Sorry for necro'ing this thread nearly a decade later, but in case someone else comes across this like me:
The structure for a graphical adventure game is sort of the natural structure you would think about (naming taken mostly from the TADS standard library):
You have a Room, which is a single screen. There is the concept of the current Room in which the player may be, and each Room can contain Objects, and have a background image.
You have Objects, which are things visible on screen at a certain position and size. This is the base class for NPCs, doors, items to be picked up, or containers holding other Objects etc. There is also one Object representing the player. The player is special in that it is drawn in front of or behind the other items depending on where it is vertically, lower or higher. An Object has a current image, and probably multiple images that it can rotate through (for an animation), and also frame sets that can be swapped out, so you can do things like put a player on a "climbing" set of frames, or "walking down" or "walking up" or "picking something up" etc.
You have Items, which are Objects that the player can pick up. They're like items, but often have an extra image attached to them that will be shown in your inventory to represent them. They have methods that allow checking preconditions before picking them up or dropping them again is permitted.
You have NPCs which are Objects you can have conversations with. For this, you need a conversation tree GUI, and a ConversationNode with a list of Phrases a character can say. Each Phrase has a reference to another ConversationNode that will be shown after it has been said. Each ConversationNode also has a bit of text (usually the NPC's answer to your question) that will be shown above the conversation choices.
You have Containers, which are Objects that can hold other objects.

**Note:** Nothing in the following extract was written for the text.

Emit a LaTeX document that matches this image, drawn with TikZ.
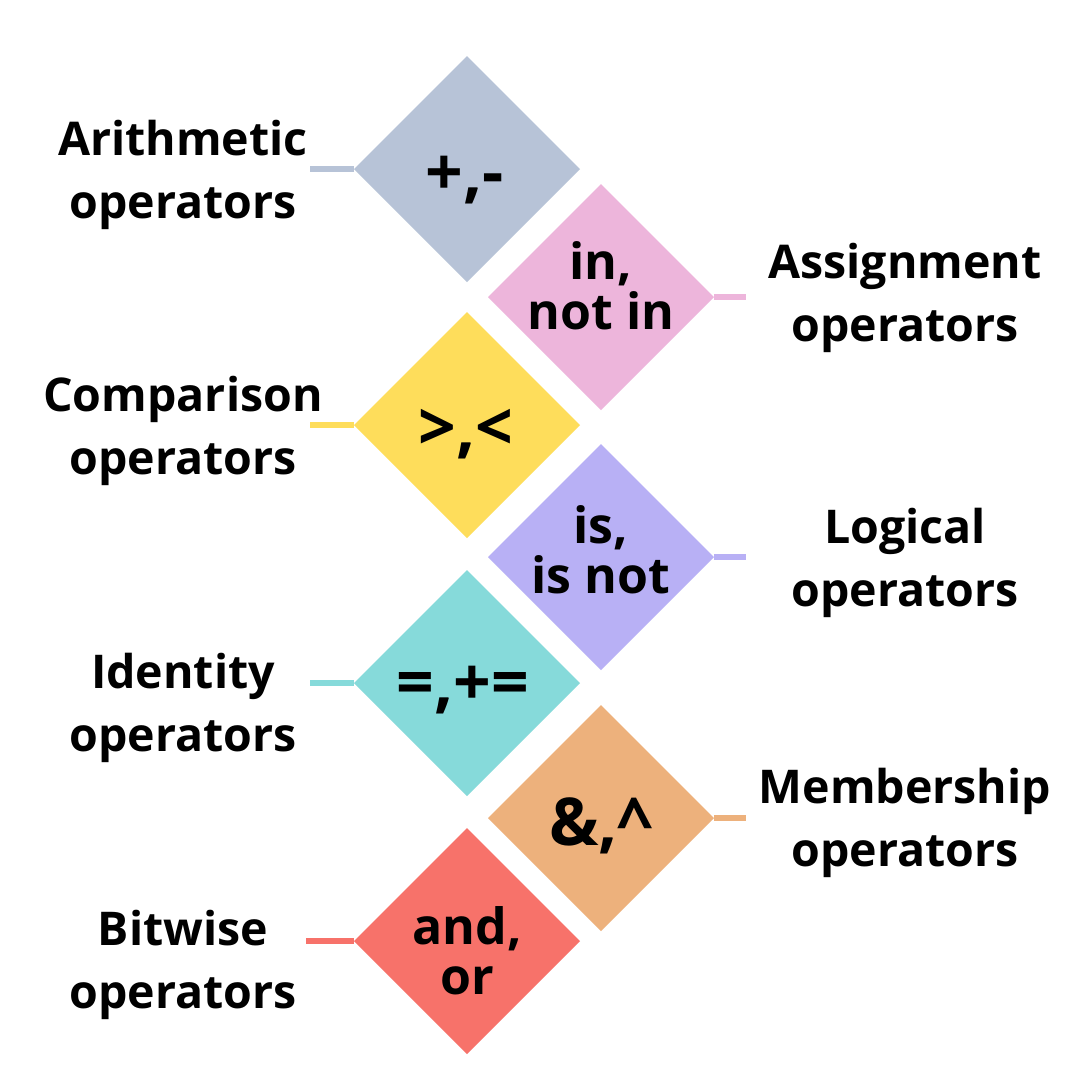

Some containers are like locked bookshelves that just let you look at items in them once they've been examined once themselves, others are like chests, where you can take things out of them, or put things into them.
You have Doors, which are Objects that you can click at to take you to a different room. Some doors can be locked, meaning you need a special Item in your inventory to be able to walk through them, like a key. Doors are often part of the background, so can also just be invisible rectangles over which the mouse pointer changes to a "walk" arrow or so, they don't need to have a current image or a frame set.
The structure for a text adventure would be roughly similar, except that instead of images, it contains description messages, and a list of adjectives and nouns that can be used to refer to it.
Note that you can also combine these classes, e.g. you could have a vendor NPC be both an NPC and a Container, and selling or buying stuff from them just means putting stuff into/out of them, but it would also check that you have enough money and deduct the cost, or pay you money for sold items.
Also, nested rooms (like a car inside a room) could be a door to another room. You don't actually need a Room that is contained in another room. Though if you did put a room in a room, that would make it easier to show what is outside the car, as you could just ask the Room containing the car-Room to provide an image to show through the windshield. But then your Room would have to also be a Door so you could enter it.
Your inventory would probably just be a Container, or a Container inside the player.
To save game state, you probably want each item to produce JSON or so that describes any changes to its state, so you'd need to remember its original state, and if the current state differs, note that in the JSON. Then saving game state would just be asking each object in every room to produce that JSON, and saving every JSON dictionary that is not empty. Containers would also report any non-empty JSON in their contained items. Each JSON could include a reference to the containing item, if that changed (like, its unique ID number), and their own unique ID (so you know which item the JSON is for).